Oysa O, işkenceler sonucu hastalanmış cezaevinin faşist doktor ve personelinin
müdahale etmediği için yavaş yavaş ölüme terk edilmiştir.
Hatice Yoldaş'ın ölümünden bir gün sonra mahkemede THKP-C sanıkları tarafından
bir protesto hareketi düzenlendi. Mahkeme heyetine "katil" oldukları
haykırıldı. Devrimciler jandarma dipçiğiyle susturulmaya çalışıldı. Çeşitli demokratik
kuruluşlar olayı protesto ettiler ve cezaevindeki devrimciler için can güvenliği
istediler.
Hatice Alankuş bütün
hayatında ve demir parmaklıklar arkasında bile devrimci düşüncesinden ve
devrimci cesaretinden bir şey kaybetmedi, kısa fakat şerefli bir hayat yaşadı.
Egemen sınıflar O'nu maddi olarak ortadan kaldırdılar.
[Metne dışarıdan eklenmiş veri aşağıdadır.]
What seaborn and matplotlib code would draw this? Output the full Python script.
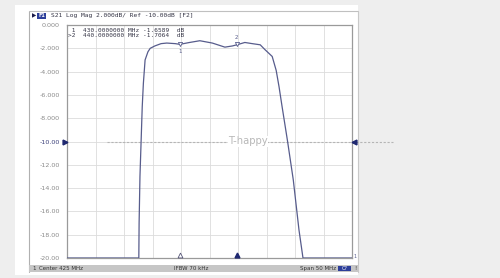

Fakat mücadelesinin
devamını engelleyemediler. O bize kadınların da bu kavgada var olduğunu,
verilen mücadeleye kadınların da omuz vermesi gerektiğini gösterdi. Aynurlar,
Çiğdemler, Semihalar, Nuraylar, Hatice Özenler gibi...
Faşizm, günümüzde de olanca gücüyle saldırıyor. Bir
yandan sömürü ve yağma düzenini sürdürmeye çalışırken, bir yandan da faşizme
karşı mücadele veren kardeşlerimiz, evlatlarımız, yoldaşlarımız kahpece
katlediliyor...
Her gün artan bu saldırı ve katliamları durdurmak ne
Faşizme Geçit Yok demekle, ne de tek başına kitle gösterileriyle
gerçekleşebilecektir. Saldıran, saldırdıkça azgınlaşan faşizm, ancak aktif bir
mücadele sonucu alt edilebilir. Biz biliyoruz ki; faşizme yenilenler onu
küçümseyenlerdir. Mahirler, Ulaşlar, Denizler bizlere
mücadelenin nasıl verilmesi gerektiğini faşizme karşı verdikleri onurlu
kavgalarıyla gösterdiler.
Devrimci kadınlar olarak diyoruz ki: faşizme karşı
mücadelemiz kadın-erkek omuz omuza Kurtuluşa kadar sürecektir.